But what's most interesting is when you break that number down further he has incredibly high support among African-Americans voters in the commonwealth. They supported him 58 percent to 37 percent. That is 58 percent of African-Americans polled in favor of Ralph Northam continuing to serve as the governor of the commonwealth while white voters polled were much more evenly split.

"The Washington Post" wrote this survey is a snapshot of the competing and sometimes conflicting emotions in a state with a complicated 400 year history of racial division -- Victor and Christi.

PAUL: All right. Thank you so much, Kaylee.

Now in his first interview since that racist photo surfaced, Governor Ralph Northam tells "The Washington Post" that he wants to spend his remaining time in office trying to ensure that black Virginians have the same opportunities as whites.

Northam says this -- quote -- "First of all what I plan to do is to make sure that we have sensitivity training in our Cabinet, in our agencies." And he goes on to say in part, "I have a lot more to learn.

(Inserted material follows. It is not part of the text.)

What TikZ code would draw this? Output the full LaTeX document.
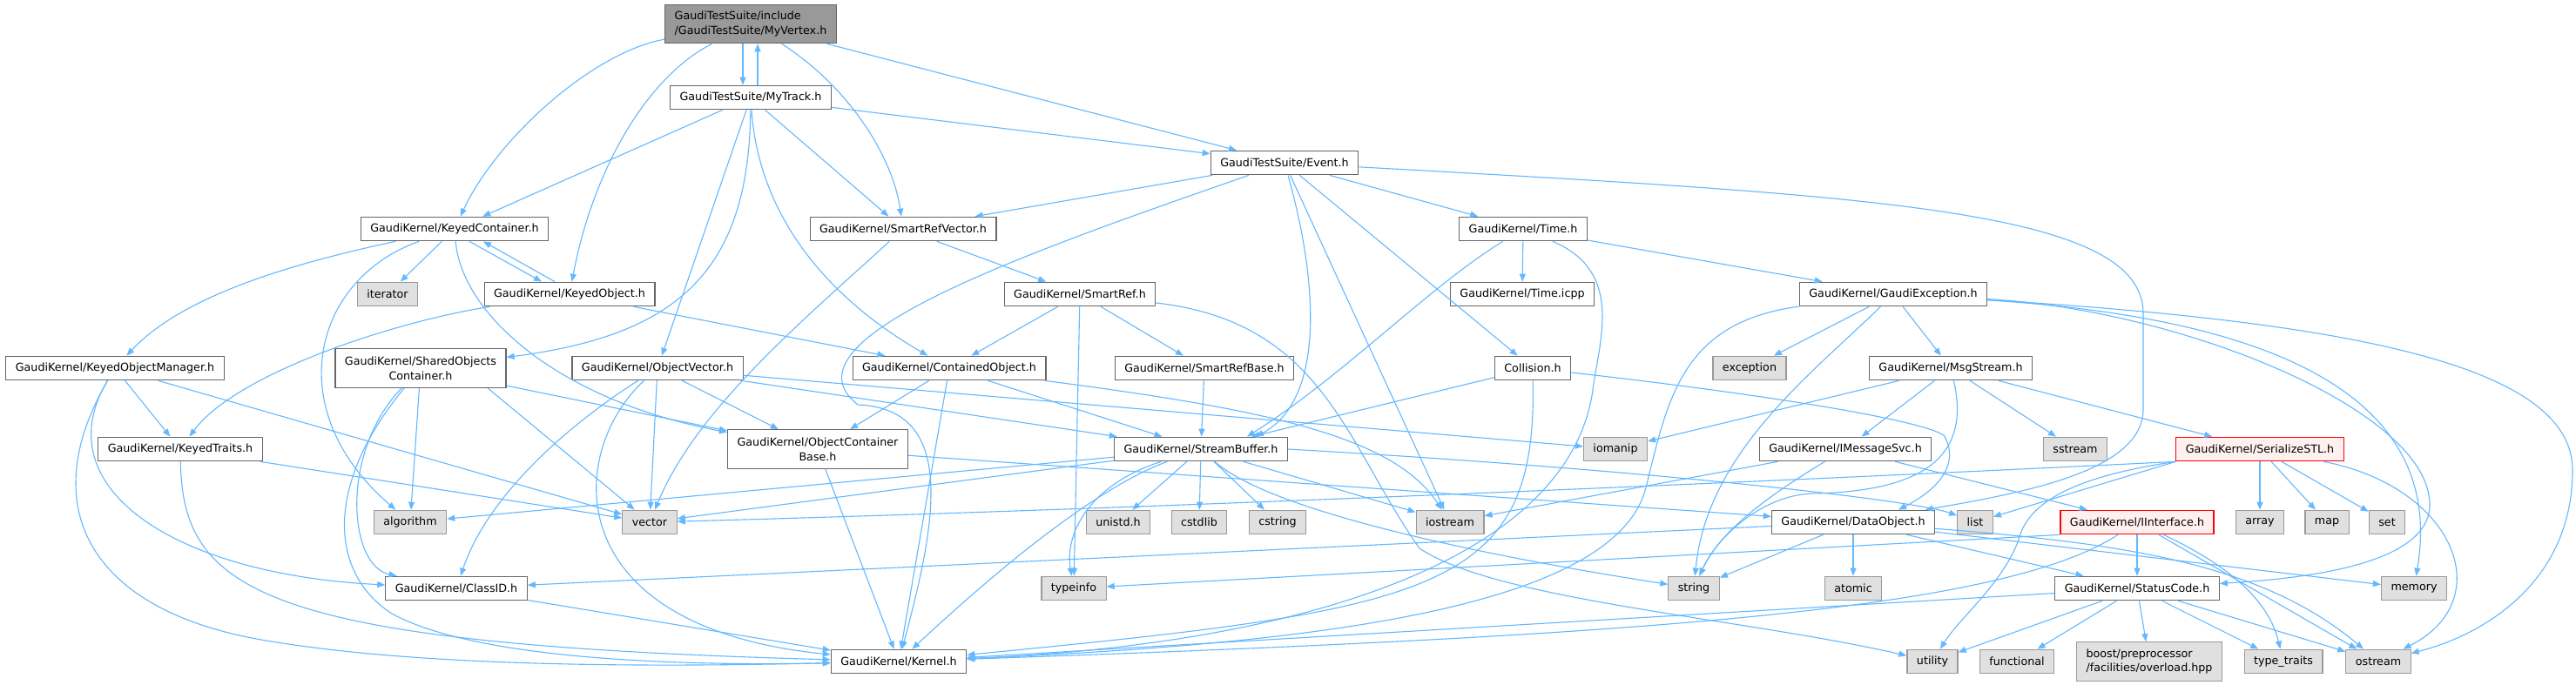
\documentclass[tikz,border=0pt]{standalone}
\usepackage{fontspec}
\setmainfont{DejaVu Sans}
\usetikzlibrary{arrows.meta}
\definecolor{edgeblue}{HTML}{63B8FF}
\definecolor{boxline}{HTML}{666666}
\definecolor{sysfill}{HTML}{E0E0E0}
\definecolor{sysline}{HTML}{999999}
\definecolor{rootfill}{HTML}{999999}
\definecolor{trunfill}{HTML}{FFF0F0}
\definecolor{trunline}{HTML}{FF0000}

\begin{document}
\begin{tikzpicture}[x=1pt,y=-1pt,
    file/.style={draw=boxline, fill=white, line width=1.2pt,
        font=\fontsize{12.7}{16.7}\selectfont,
        inner xsep=11pt, inner ysep=7.5pt, minimum height=27.5pt, align=center},
    sys/.style={file, draw=sysline, fill=sysfill},
    root/.style={file, fill=rootfill},
    trunc/.style={file, draw=trunline, fill=trunfill},
    twoline/.style={minimum height=44.5pt},
    dep/.style={draw=edgeblue, line width=1.1pt, -{Triangle[length=9pt,width=7pt]}}]
    \useasboundingbox (0,0) rectangle (2958,787);
    \fill[white] (0,0) rectangle (2958,787);

    % Header files
    \node[root,twoline,align=left] (vtx) at (862,27.5) {GaudiTestSuite/include\\/GaudiTestSuite/MyVertex.h};
    \node[file] (trk) at (862,112) {GaudiTestSuite/MyTrack.h};
    \node[file] (evt) at (1475,187) {GaudiTestSuite/Event.h};
    \node[file] (kcont) at (522,263) {GaudiKernel/KeyedContainer.h};
    \node[file] (srvec) at (1037,263) {GaudiKernel/SmartRefVector.h};
    \node[file] (time) at (1749,263) {GaudiKernel/Time.h};
    \node[file] (kobj) at (654,338) {GaudiKernel/KeyedObject.h};
    \node[file] (sref) at (1240,338) {GaudiKernel/SmartRef.h};
    \node[file] (ticpp) at (1748,338) {GaudiKernel/Time.icpp};
    \node[file] (gexc) at (2174,338) {GaudiKernel/GaudiException.h};
    \node[file] (komgr) at (132,423) {GaudiKernel/KeyedObjectManager.h};
    \node[file,twoline] (shobj) at (483,423) {GaudiKernel/SharedObjects\\Container.h};
    \node[file] (ovec) at (755,423) {GaudiKernel/ObjectVector.h};
    \node[file] (cobj) at (1090,423) {GaudiKernel/ContainedObject.h};
    \node[file] (srbase) at (1383,423) {GaudiKernel/SmartRefBase.h};
    \node[file] (coll) at (1760,423) {Collision.h};
    \node[file] (msg) at (2240,423) {GaudiKernel/MsgStream.h};
    \node[file] (ktr) at (207,516) {GaudiKernel/KeyedTraits.h};
    \node[file,twoline] (ocb) at (939,516) {GaudiKernel/ObjectContainer\\Base.h};
    \node[file] (sbuf) at (1379,516) {GaudiKernel/StreamBuffer.h};
    \node[file] (imsg) at (2119,516) {GaudiKernel/IMessageSvc.h};
    \node[trunc] (sstl) at (2595,516) {GaudiKernel/SerializeSTL.h};
    \node[file] (dobj) at (2128,600) {GaudiKernel/DataObject.h};
    \node[trunc] (iint) at (2454,600) {GaudiKernel/IInterface.h};
    \node[file] (classid) at (524,676) {GaudiKernel/ClassID.h};
    \node[file] (stcode) at (2454,676) {GaudiKernel/StatusCode.h};
    \node[file] (kernel) at (1032,760) {GaudiKernel/Kernel.h};

    % System headers
    \node[sys] (iter) at (445,338) {iterator};
    \node[sys] (excp) at (2009,423) {exception};
    \node[sys] (iomanip) at (1855,516) {iomanip};
    \node[sys] (sstream) at (2383,516) {sstream};
    \node[sys] (algo) at (471,600) {algorithm};
    \node[sys] (vec) at (746,600) {vector};
    \node[sys] (unistd) at (1284,600) {unistd.h};
    \node[sys] (cstdlib) at (1377,600) {cstdlib};
    \node[sys] (cstring) at (1467,600) {cstring};
    \node[sys] (iostream) at (1665,600) {iostream};
    \node[sys] (list) at (2268,600) {list};
    \node[sys] (array) at (2595,600) {array};
    \node[sys] (map) at (2672,600) {map};
    \node[sys] (set) at (2741,600) {set};
    \node[sys] (typeinfo) at (1233,676) {typeinfo};
    \node[sys] (string) at (1945,676) {string};
    \node[sys] (atomic) at (2128,676) {atomic};
    \node[sys] (memory) at (2772,676) {memory};
    \node[sys] (utility) at (2219,760) {utility};
    \node[sys] (functional) at (2316,760) {functional};
    \node[sys,twoline,align=left] (boost) at (2468,760) {boost/preprocessor\\/facilities/overload.hpp};
    \node[sys] (typetr) at (2622,760) {type\_traits};
    \node[sys] (ostream) at (2731,760) {ostream};

    % MyVertex.h
    \draw[dep] (vtx) .. controls (680,60) and (570,160) .. (kcont);
    \draw[dep] (vtx) .. controls (740,90) and (680,200) .. (kobj);
    \draw[dep] ([xshift=-9pt]vtx.south) -- ([xshift=-9pt]trk.north);
    \draw[dep] (vtx) .. controls (975,100) and (1025,180) .. (srvec);
    \draw[dep] (vtx) -- (evt);

    % MyTrack.h
    \draw[dep] ([xshift=8pt]trk.north) -- ([xshift=8pt]vtx.south);
    \draw[dep] (trk) -- (kcont);
    \draw[dep] (trk) .. controls (860,310) and (780,385) .. (shobj);
    \draw[dep] (trk) -- (ovec);
    \draw[dep] (trk) .. controls (870,230) and (930,330) .. (cobj);
    \draw[dep] (trk) -- (srvec);
    \draw[dep] (trk) -- (evt);

    % Event.h
    \draw[dep] (evt) -- (srvec);
    \draw[dep] (evt) .. controls (1180,290) and (890,390) .. (985,465)
        .. controls (1100,470) and (1075,600) .. (kernel);
    \draw[dep] (evt) .. controls (1515,330) and (1520,460) .. ([xshift=-37pt]sbuf.north east);
    \draw[dep] (evt) -- (iostream);
    \draw[dep] (evt) -- (coll);
    \draw[dep] (evt) -- (time);
    \draw[dep] (evt) .. controls (2150,225) and (2461,240) .. (2461,360) -- (2461,470)
        .. controls (2461,540) and (2330,565) .. (dobj);

    % Collision.h
    \draw[dep] (coll) -- ([xshift=-42pt]sbuf.north east);
    \draw[dep] (coll) .. controls (1765,680) and (1650,700) .. (kernel);
    \draw[dep] (coll) .. controls (2000,450) and (2200,480) .. (2232,500)
        .. controls (2250,530) and (2230,560) .. ([xshift=52pt]dobj.north);

    % Time.h
    \draw[dep] (time) -- (ticpp);
    \draw[dep] (time) -- (gexc);
    \draw[dep] (time) .. controls (1640,330) and (1545,430) .. ([xshift=-47pt]sbuf.north east);
    \draw[dep] (time) .. controls (1860,310) and (1840,380) .. (1830,440)
        .. controls (1810,640) and (1500,740) .. (kernel);

    % GaudiException.h
    \draw[dep] (gexc) -- (excp);
    \draw[dep] (gexc) -- (msg);
    \draw[dep] (gexc) .. controls (2080,430) and (1960,520) .. (string);
    \draw[dep] (gexc) .. controls (1930,370) and (1915,460) .. (1890,560)
        .. controls (1855,700) and (1500,740) .. (kernel);
    \draw[dep] (gexc) .. controls (2500,355) and (2790,470) .. (2790,580)
        .. controls (2790,650) and (2640,665) .. (stcode);
    \draw[dep] (gexc) .. controls (2600,365) and (2810,450) .. (memory);
    \draw[dep] (gexc) .. controls (2700,370) and (2954,420) .. (2954,540)
        .. controls (2954,670) and (2850,730) .. (ostream);

    % MsgStream.h
    \draw[dep] (msg) -- (iomanip);
    \draw[dep] (msg) -- (imsg);
    \draw[dep] (msg) -- (sstream);
    \draw[dep] (msg) -- (sstl);
    \draw[dep] (msg) .. controls (2265,530) and (2200,565) .. (2080,567)
        .. controls (2020,570) and (1970,620) .. (string);

    % IMessageSvc.h
    \draw[dep] (imsg) -- (iostream);
    \draw[dep] (imsg) .. controls (2030,570) and (1975,610) .. (string);
    \draw[dep] (imsg) -- (iint);

    % SerializeSTL.h
    \draw[dep] (sstl.south west) .. controls (2000,555) and (1300,585) .. (vec);
    \draw[dep] (sstl.south west) -- (list);
    \draw[dep] (sstl.south west) .. controls (2400,545) and (2330,570) .. (2318,620)
        .. controls (2300,670) and (2250,710) .. (utility);
    \draw[dep] (sstl) -- (array);
    \draw[dep] (sstl) -- (map);
    \draw[dep] (sstl) -- (set);
    \draw[dep] (sstl) .. controls (2820,560) and (2870,690) .. (ostream);

    % DataObject.h
    \draw[dep] (dobj) -- (classid);
    \draw[dep] (dobj) -- (string);
    \draw[dep] (dobj) -- (atomic);
    \draw[dep] (dobj) -- (stcode);
    \draw[dep] (dobj) -- (memory);
    \draw[dep] (dobj) .. controls (2450,625) and (2600,650) .. (ostream);

    % IInterface.h
    \draw[dep] (iint.south west) -- (typeinfo);
    \draw[dep] (iint) -- (stcode);
    \draw[dep] (iint) .. controls (2560,650) and (2605,690) .. (typetr);
    \draw[dep] (iint) -- (ostream);
    \draw[dep] (iint) .. controls (2300,700) and (1900,730) .. (kernel);

    % StatusCode.h
    \draw[dep] (stcode) -- (kernel);
    \draw[dep] (stcode) -- (utility);
    \draw[dep] (stcode) -- (functional);
    \draw[dep] (stcode) -- (boost);
    \draw[dep] (stcode) -- (typetr);
    \draw[dep] (stcode) -- (ostream);

    % SmartRef.h and SmartRefVector.h
    \draw[dep] (sref) -- (cobj);
    \draw[dep] (sref) -- (typeinfo);
    \draw[dep] (sref) -- (srbase);
    \draw[dep] (sref) .. controls (1520,370) and (1545,510) .. (1630,630)
        .. controls (1720,690) and (2000,710) .. (utility);
    \draw[dep] (srvec) -- (sref);
    \draw[dep] (srvec) .. controls (920,370) and (800,470) .. (vec);
    \draw[dep] (srbase) -- (sbuf);

    % ContainedObject.h and ObjectContainerBase.h
    \draw[dep] (cobj) -- (ocb);
    \draw[dep] (cobj) -- (kernel);
    \draw[dep] (cobj) -- (sbuf);
    \draw[dep] (cobj) .. controls (1450,470) and (1600,500) .. (iostream);
    \draw[dep] (ocb) -- (kernel);
    \draw[dep] (ocb) -- (dobj);

    % ObjectVector.h
    \draw[dep] (ovec) -- (vec);
    \draw[dep] (ovec) .. controls (650,490) and (560,570) .. (classid);
    \draw[dep] (ovec) .. controls (650,520) and (640,720) .. (kernel);
    \draw[dep] (ovec) -- (ocb);
    \draw[dep] (ovec) -- (sbuf);
    \draw[dep] (ovec) -- (iomanip);

    % SharedObjectsContainer.h
    \draw[dep] (shobj) -- (algo);
    \draw[dep] ([xshift=77pt]shobj.south) -- (vec);
    \draw[dep] (shobj) .. controls (390,520) and (400,650) .. (classid);
    \draw[dep] (shobj) .. controls (370,560) and (380,660) .. (450,705)
        .. controls (550,760) and (800,765) .. (kernel);
    \draw[dep] (shobj) -- (ocb);

    % KeyedContainer.h and KeyedObject.h
    \draw[dep] (kcont) .. controls (300,310) and (200,350) .. (komgr);
    \draw[dep] (kcont) .. controls (360,320) and (320,470) .. (algo);
    \draw[dep] (kcont) -- (iter);
    \draw[dep] ([xshift=17pt]kcont.south) -- ([xshift=-32pt]kobj.north);
    \draw[dep] (kcont) .. controls (530,360) and (640,460) .. (ocb);
    \draw[dep] ([xshift=-17pt]kobj.north) -- ([xshift=33pt]kcont.south);
    \draw[dep] (kobj) .. controls (450,370) and (270,430) .. (ktr);
    \draw[dep] (kobj) -- (cobj);

    % KeyedObjectManager.h, KeyedTraits.h and ClassID.h
    \draw[dep] (komgr) -- (ktr);
    \draw[dep] (komgr) -- (vec);
    \draw[dep] (komgr) .. controls (50,560) and (200,660) .. (classid);
    \draw[dep] (komgr) .. controls (40,580) and (100,700) .. (300,735)
        .. controls (500,770) and (800,765) .. (kernel);
    \draw[dep] (ktr) -- (vec);
    \draw[dep] (ktr) .. controls (210,680) and (300,740) .. (kernel);
    \draw[dep] (classid) -- (kernel);

    % StreamBuffer.h
    \draw[dep] (sbuf) -- (algo);
    \draw[dep] (sbuf) -- (vec);
    \draw[dep] (sbuf) .. controls (1255,555) and (1222,610) .. (typeinfo);
    \draw[dep] (sbuf) .. controls (1260,560) and (1150,650) .. (kernel);
    \draw[dep] (sbuf) -- (unistd);
    \draw[dep] (sbuf) -- (cstdlib);
    \draw[dep] (sbuf) -- (cstring);
    \draw[dep] (sbuf) -- (iostream);
    \draw[dep] (sbuf) .. controls (1450,580) and (1650,630) .. (string);
    \draw[dep] (sbuf.east) .. controls (1900,540) and (2200,575) .. (list);
\end{tikzpicture}
\end{document}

I want to heal that pain and I think I'm the person that can do that for Virginia."

BLACKWELL: This afternoon, Minnesota Senator Amy Klobuchar is expected to officially join the race for the White House.

PAUL: Yes. She'll likely make that announcement at a rally in her home state today and she'll be joining -- I mean, let's face it a pretty crowded field.


Take a look at the pictures we have here. More than half a dozen people have already made an official announcement. At least that many are considering it.

Several of them are going to be campaigning today. Senators Cory Booker, Kirsten Gillibrand, Elizabeth Warren.

Warren in fact made her run official yesterday in Massachusetts. Look at this.


WARREN: This is the fight of our lives. The fight to build an America where dreams are possible and America that works for everyone. And that is why I stand here today to declare that I am a candidate for the president of the United States of America.


PAUL: The question is can the Democrats drown out the president's tweets by pushing back on the power of the White House or are they just going to drive him to even wilder tweets?

We have CNN political analyst Julian Zelizer with us. Historian and professor at Princeton University. So, Julian, I know that you were -- you wrote a piece on talking about how the Dems are taking over House basically equates to more investigations of President Trump.

Let's put up that full screen if we could have all of the investigations that are ongoing right now when it comes to President Trump. We have investigations into his inauguration, his campaign, his foundation, his administration, his organization, his transition. Democrats and their investigations, are they going to be stealing some of the headlines from whatever the president says out there?

JULIAN E. ZELIZER, CNN POLITICAL ANALYST: I think they will or at least they think they can force the conversation towards some of these issues of corruption, abuse of power that have surfaced in the hearings. And that's part of the power of Congress. They can shift public attention by holding a hearing and the president can't totally control the narrative through his Twitter account. They are also proposing legislation like the Green New Deal and that too is an effort to redirect what people are talking about on the media and on the streets.

PAUL: So, if all of those investigations we just put up on the screen, which do you think the Democrats will focus on much and which are more threatening to the president?

ZELIZER: Well, I think the question is about 2016 remain front and center and Congress really hasn't done a full investigation. So I think those are very damaging but ultimately in my mind questions about the conflict of interest whether through the tax returns or investigations into the Trump organization, and what business incentives have to do with political decisions has always remained a vulnerability of this admission, conflict of interest.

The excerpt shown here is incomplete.